> **Problem description**:
Each line of the listing must be transcribed exactly, except for the images, which should be excluded.

> **Data lines**:
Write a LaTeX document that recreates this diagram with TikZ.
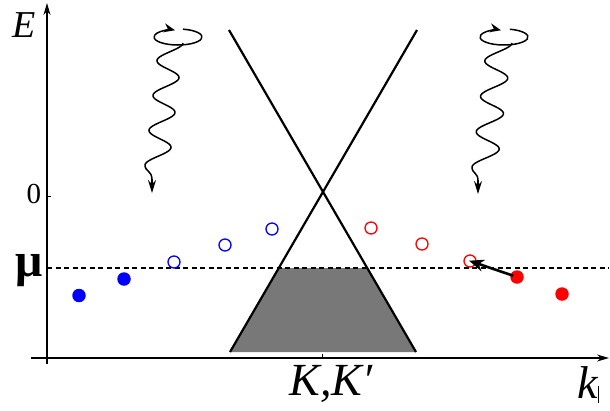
\documentclass[tikz,border=0pt]{standalone}
\usepackage{fontspec}
\setmainfont{Liberation Serif}
\usetikzlibrary{arrows.meta}
\begin{document}
\begin{tikzpicture}[x=1pt,y=-1pt,
  axis/.style={line width=1.4pt},
  cone/.style={line width=2.2pt},
  wave/.style={line width=1.5pt},
  full/.style={circle,inner sep=0pt,minimum size=13.5pt},
  hollow/.style={circle,inner sep=0pt,minimum size=12pt,draw,line width=1.3pt},
  lbl/.style={inner sep=0pt}]
\useasboundingbox (0,0) rectangle (610,410);
% shaded region
\fill[fill=black!53] (279,268) -- (367,268) -- (416,352) -- (230,352) -- cycle;
% axes
\draw[axis,-{Stealth[length=12pt,width=7pt]}] (47,364) -- (47,3);
\draw[axis,-{Stealth[length=12pt,width=7pt]}] (31,358) -- (609,358);
\draw[line width=1pt] (47,196) -- (51,196);
\draw[line width=1pt] (322,358) -- (322,354);
% Fermi level
\draw[line width=1.2pt,dash pattern=on 5pt off 3.5pt] (47,268) -- (609,268);
% cone
\draw[cone] (229,30) -- (416,352);
\draw[cone] (417,30) -- (230,352);
% labels
\node[lbl] (E) at (24,25) {\fontsize{38}{38}\selectfont\itshape E};
\node[lbl] (zero) at (34,194) {\fontsize{29}{29}\selectfont 0};
\node[lbl] (mu) at (29,271) {\fontsize{48}{48}\selectfont\bfseries μ};
\node[lbl] (K) at (331,384) {\fontsize{46}{46}\selectfont\itshape K,K′};
\node[lbl,anchor=base west] (k) at (577,398) {\fontsize{46}{46}\selectfont\itshape k\raisebox{-5pt}{\rule{1pt}{17pt}}};
% dots
\node[full,fill=blue] (b1) at (79,295.5) {};
\node[full,fill=blue] (b2) at (124,279) {};
\node[hollow,draw=blue] (b3) at (174,262) {};
\node[hollow,draw=blue] (b4) at (225,245) {};
\node[hollow,draw=blue] (b5) at (272,229) {};
\node[hollow,draw=red] (r1) at (371,228) {};
\node[hollow,draw=red] (r2) at (422,244) {};
\node[hollow,draw=red] (r3) at (470,261) {};
\node[full,fill=red] (r4) at (517,277) {};
\node[full,fill=red] (r5) at (562,294) {};
\draw[line width=2.6pt,shorten <=4pt,shorten >=-1pt,-{Stealth[length=15pt,width=12pt]}] (r4.center) -- (r3.center);
% left photon
\draw[wave] (178,37) ++(-78:24 and 8) arc[start angle=-78,end angle=252,x radius=24,y radius=8];
\draw[wave,-{Stealth[length=11pt,width=9pt]}] (178,37) ++(253:24 and 8) -- ++(4,0.9);
\draw[wave] plot[domain=0:1,samples=160,smooth] ({171-14*\x+12*cos(1260*\x)},{43+122*\x})
  .. controls (145,172) and (152,170) .. (152,180);
\draw[wave,-{Stealth[length=13pt,width=8pt]}] (152,179) -- (152,193);
% right photon
\draw[wave] (504,37) ++(-76:24 and 8) arc[start angle=-76,end angle=252,x radius=24,y radius=8];
\draw[wave,-{Stealth[length=11pt,width=9pt]}] (504,37) ++(253:24 and 8) -- ++(4,0.9);
\draw[wave] plot[domain=0:1,samples=160,smooth] ({499.5-15*\x+12.5*cos(1260*\x)},{43+124*\x})
  .. controls (472,174) and (478,172) .. (478,181);
\draw[wave,-{Stealth[length=13pt,width=8pt]}] (478,180) -- (478,194);
\end{tikzpicture}
\end{document}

> **Written reply**:
Write a LaTeX document that recreates this diagram with TikZ.
\documentclass[tikz,border=0pt]{standalone}
\usepackage{fontspec}
\setmainfont{Liberation Serif}
\usetikzlibrary{arrows.meta}
\begin{document}
\begin{tikzpicture}[x=1pt,y=-1pt,
  axis/.style={line width=1.4pt},
  cone/.style={line width=2.2pt},
  wave/.style={line width=1.5pt},
  full/.style={circle,inner sep=0pt,minimum size=13.5pt},
  hollow/.style={circle,inner sep=0pt,minimum size=12pt,draw,line width=1.3pt},
  lbl/.style={inner sep=0pt}]
\useasboundingbox (0,0) rectangle (610,410);
% shaded region
\fill[fill=black!53] (279,268) -- (367,268) -- (416,352) -- (230,352) -- cycle;
% axes
\draw[axis,-{Stealth[length=12pt,width=7pt]}] (47,364) -- (47,3);
\draw[axis,-{Stealth[length=12pt,width=7pt]}] (31,358) -- (609,358);
\draw[line width=1pt] (47,196) -- (51,196);
\draw[line width=1pt] (322,358) -- (322,354);
% Fermi level
\draw[line width=1.2pt,dash pattern=on 5pt off 3.5pt] (47,268) -- (609,268);
% cone
\draw[cone] (229,30) -- (416,352);
\draw[cone] (417,30) -- (230,352);
% labels
\node[lbl] (E) at (24,25) {\fontsize{38}{38}\selectfont\itshape E};
\node[lbl] (zero) at (34,194) {\fontsize{29}{29}\selectfont 0};
\node[lbl] (mu) at (29,271) {\fontsize{48}{48}\selectfont\bfseries μ};
\node[lbl] (K) at (331,384) {\fontsize{46}{46}\selectfont\itshape K,K′};
\node[lbl,anchor=base west] (k) at (577,398) {\fontsize{46}{46}\selectfont\itshape k\raisebox{-5pt}{\rule{1pt}{17pt}}};
% dots
\node[full,fill=blue] (b1) at (79,295.5) {};
\node[full,fill=blue] (b2) at (124,279) {};
\node[hollow,draw=blue] (b3) at (174,262) {};
\node[hollow,draw=blue] (b4) at (225,245) {};
\node[hollow,draw=blue] (b5) at (272,229) {};
\node[hollow,draw=red] (r1) at (371,228) {};
\node[hollow,draw=red] (r2) at (422,244) {};
\node[hollow,draw=red] (r3) at (470,261) {};
\node[full,fill=red] (r4) at (517,277) {};
\node[full,fill=red] (r5) at (562,294) {};
\draw[line width=2.6pt,shorten <=4pt,shorten >=-1pt,-{Stealth[length=15pt,width=12pt]}] (r4.center) -- (r3.center);
% left photon
\draw[wave] (178,37) ++(-78:24 and 8) arc[start angle=-78,end angle=252,x radius=24,y radius=8];
\draw[wave,-{Stealth[length=11pt,width=9pt]}] (178,37) ++(253:24 and 8) -- ++(4,0.9);
\draw[wave] plot[domain=0:1,samples=160,smooth] ({171-14*\x+12*cos(1260*\x)},{43+122*\x})
  .. controls (145,172) and (152,170) .. (152,180);
\draw[wave,-{Stealth[length=13pt,width=8pt]}] (152,179) -- (152,193);
% right photon
\draw[wave] (504,37) ++(-76:24 and 8) arc[start angle=-76,end angle=252,x radius=24,y radius=8];
\draw[wave,-{Stealth[length=11pt,width=9pt]}] (504,37) ++(253:24 and 8) -- ++(4,0.9);
\draw[wave] plot[domain=0:1,samples=160,smooth] ({499.5-15*\x+12.5*cos(1260*\x)},{43+124*\x})
  .. controls (472,174) and (478,172) .. (478,181);
\draw[wave,-{Stealth[length=13pt,width=8pt]}] (478,180) -- (478,194);
\end{tikzpicture}
\end{document}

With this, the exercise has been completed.